> _What is asked_: Only the lines from the start of the data through the line containing "from matplotlib.colors import to_rgb" should be written out, exactly as they are, with both ends included and the pictures left out.

> _Data segment_:
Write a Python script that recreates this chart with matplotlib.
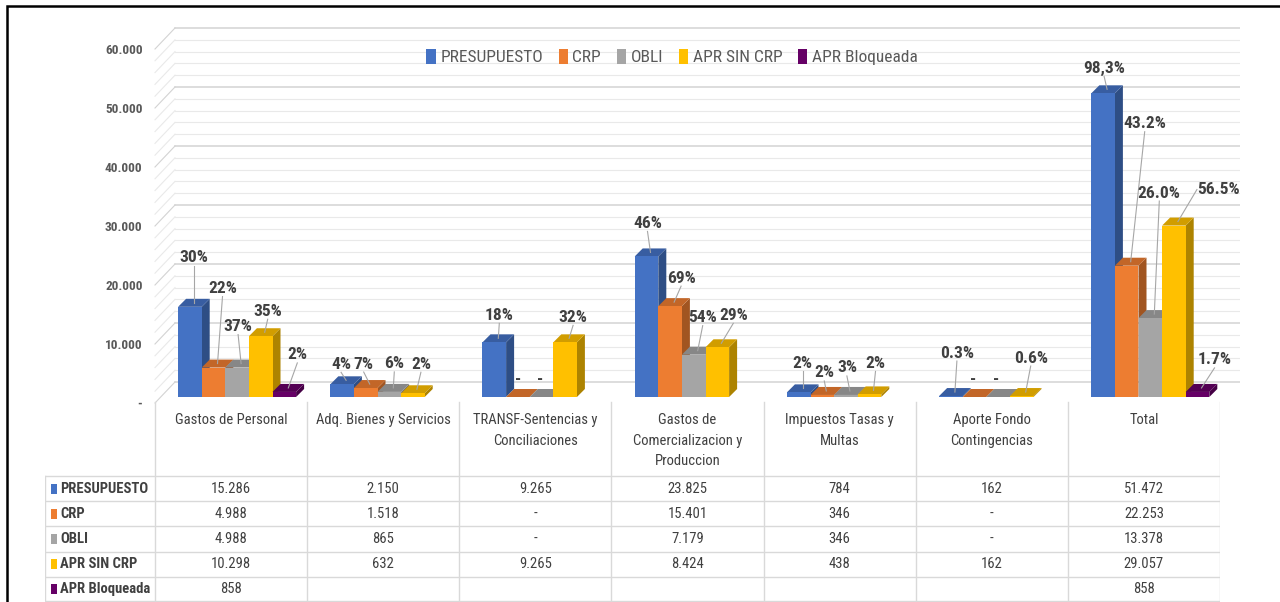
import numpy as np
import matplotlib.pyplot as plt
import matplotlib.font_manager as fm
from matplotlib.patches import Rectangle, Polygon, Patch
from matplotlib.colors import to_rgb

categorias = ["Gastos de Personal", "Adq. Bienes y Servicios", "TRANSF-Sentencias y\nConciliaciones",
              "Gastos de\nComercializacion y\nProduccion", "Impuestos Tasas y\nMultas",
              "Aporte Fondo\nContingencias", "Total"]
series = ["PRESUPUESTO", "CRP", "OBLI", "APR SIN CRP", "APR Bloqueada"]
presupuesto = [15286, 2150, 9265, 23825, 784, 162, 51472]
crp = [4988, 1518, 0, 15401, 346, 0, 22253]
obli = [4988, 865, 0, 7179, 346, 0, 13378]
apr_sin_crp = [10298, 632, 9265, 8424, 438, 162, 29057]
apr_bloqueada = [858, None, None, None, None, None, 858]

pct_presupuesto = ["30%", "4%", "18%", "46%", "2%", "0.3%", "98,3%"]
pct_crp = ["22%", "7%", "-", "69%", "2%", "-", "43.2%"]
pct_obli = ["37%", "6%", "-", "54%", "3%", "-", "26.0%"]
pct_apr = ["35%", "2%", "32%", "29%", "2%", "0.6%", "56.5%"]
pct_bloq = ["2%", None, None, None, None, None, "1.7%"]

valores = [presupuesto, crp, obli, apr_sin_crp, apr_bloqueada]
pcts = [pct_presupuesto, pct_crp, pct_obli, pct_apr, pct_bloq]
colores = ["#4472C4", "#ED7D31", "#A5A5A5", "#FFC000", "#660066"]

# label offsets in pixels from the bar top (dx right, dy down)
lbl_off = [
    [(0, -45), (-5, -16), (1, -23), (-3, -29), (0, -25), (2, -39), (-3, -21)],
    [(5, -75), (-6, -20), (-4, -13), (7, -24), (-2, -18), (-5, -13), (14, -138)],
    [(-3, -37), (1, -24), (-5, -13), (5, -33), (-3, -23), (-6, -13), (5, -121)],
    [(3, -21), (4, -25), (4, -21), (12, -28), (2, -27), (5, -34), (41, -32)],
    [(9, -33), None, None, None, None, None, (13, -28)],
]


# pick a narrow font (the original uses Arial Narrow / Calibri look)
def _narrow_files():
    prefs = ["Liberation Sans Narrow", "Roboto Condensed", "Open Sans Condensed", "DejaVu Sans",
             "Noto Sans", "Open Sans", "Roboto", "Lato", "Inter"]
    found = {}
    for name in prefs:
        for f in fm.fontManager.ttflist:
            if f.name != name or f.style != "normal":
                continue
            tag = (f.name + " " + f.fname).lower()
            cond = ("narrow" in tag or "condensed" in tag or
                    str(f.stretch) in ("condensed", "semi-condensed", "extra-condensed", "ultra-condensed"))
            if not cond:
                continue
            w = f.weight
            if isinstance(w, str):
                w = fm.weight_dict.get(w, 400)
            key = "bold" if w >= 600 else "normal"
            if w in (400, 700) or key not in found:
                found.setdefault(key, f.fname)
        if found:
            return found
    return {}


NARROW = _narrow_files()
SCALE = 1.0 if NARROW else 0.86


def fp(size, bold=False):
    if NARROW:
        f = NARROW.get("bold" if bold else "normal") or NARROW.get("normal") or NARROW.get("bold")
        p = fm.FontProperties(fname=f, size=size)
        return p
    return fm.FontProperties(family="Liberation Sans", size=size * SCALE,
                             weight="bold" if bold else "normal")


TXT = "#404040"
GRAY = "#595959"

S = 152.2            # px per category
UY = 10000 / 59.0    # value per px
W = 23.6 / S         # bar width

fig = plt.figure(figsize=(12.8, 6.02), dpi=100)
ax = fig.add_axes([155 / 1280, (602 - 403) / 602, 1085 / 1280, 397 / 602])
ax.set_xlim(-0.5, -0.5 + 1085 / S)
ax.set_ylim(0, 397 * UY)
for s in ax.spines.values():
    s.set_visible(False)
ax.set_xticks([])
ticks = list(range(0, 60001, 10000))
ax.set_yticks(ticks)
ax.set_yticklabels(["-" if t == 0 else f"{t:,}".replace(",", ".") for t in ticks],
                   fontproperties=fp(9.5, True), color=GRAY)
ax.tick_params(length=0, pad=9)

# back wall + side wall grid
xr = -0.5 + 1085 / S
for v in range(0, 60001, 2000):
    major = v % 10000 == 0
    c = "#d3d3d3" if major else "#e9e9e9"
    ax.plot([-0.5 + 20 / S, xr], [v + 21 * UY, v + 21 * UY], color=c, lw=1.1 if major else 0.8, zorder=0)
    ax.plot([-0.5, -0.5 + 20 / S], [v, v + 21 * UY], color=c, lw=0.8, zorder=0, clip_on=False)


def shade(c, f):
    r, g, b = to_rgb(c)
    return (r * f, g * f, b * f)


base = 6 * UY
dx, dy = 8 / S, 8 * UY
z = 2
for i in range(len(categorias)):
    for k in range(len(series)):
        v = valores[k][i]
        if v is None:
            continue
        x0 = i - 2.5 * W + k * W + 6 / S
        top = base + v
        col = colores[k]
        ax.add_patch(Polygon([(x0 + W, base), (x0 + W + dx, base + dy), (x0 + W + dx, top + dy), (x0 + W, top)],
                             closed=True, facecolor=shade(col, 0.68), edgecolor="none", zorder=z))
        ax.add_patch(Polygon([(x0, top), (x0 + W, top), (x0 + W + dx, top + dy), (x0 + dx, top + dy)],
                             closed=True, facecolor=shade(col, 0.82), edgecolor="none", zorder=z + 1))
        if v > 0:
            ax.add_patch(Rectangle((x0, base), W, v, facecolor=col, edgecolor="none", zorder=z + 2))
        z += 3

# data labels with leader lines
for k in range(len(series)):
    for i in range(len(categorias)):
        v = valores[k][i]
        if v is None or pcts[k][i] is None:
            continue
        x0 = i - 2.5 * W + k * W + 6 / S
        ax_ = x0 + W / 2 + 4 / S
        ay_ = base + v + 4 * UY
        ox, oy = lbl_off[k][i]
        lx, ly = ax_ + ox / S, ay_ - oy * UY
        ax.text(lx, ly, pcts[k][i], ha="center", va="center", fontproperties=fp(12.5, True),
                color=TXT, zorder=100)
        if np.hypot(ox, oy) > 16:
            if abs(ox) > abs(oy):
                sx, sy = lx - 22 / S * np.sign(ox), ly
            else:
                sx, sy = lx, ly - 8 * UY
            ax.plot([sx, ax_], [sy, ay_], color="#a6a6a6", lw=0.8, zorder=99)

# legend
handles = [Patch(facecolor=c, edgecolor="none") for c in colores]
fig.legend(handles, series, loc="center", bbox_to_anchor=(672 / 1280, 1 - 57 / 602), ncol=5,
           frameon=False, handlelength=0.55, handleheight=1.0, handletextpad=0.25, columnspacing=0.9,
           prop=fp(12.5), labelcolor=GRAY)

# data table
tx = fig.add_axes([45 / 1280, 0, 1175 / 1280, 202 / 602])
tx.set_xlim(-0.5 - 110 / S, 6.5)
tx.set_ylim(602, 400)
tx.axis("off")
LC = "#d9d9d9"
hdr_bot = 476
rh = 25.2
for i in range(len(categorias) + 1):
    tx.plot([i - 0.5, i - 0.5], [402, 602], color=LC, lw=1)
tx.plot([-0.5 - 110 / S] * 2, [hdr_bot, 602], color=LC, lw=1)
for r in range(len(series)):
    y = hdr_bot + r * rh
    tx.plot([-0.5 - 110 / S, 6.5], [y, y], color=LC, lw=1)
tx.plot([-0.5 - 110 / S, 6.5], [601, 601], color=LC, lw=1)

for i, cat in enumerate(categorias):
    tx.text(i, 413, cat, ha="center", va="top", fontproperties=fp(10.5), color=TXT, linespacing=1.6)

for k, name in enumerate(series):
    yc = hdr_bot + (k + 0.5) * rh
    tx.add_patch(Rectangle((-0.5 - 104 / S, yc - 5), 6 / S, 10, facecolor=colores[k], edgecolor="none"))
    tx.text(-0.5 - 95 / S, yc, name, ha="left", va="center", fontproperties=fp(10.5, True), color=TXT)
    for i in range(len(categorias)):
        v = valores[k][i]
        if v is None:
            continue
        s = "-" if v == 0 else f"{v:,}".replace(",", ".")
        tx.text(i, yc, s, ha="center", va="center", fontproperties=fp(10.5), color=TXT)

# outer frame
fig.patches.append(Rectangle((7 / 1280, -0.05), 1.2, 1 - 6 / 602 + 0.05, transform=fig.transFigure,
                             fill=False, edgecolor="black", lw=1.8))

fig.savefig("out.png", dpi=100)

> _Output of the task_:
Write a Python script that recreates this chart with matplotlib.
import numpy as np
import matplotlib.pyplot as plt
import matplotlib.font_manager as fm
from matplotlib.patches import Rectangle, Polygon, Patch
from matplotlib.colors import to_rgb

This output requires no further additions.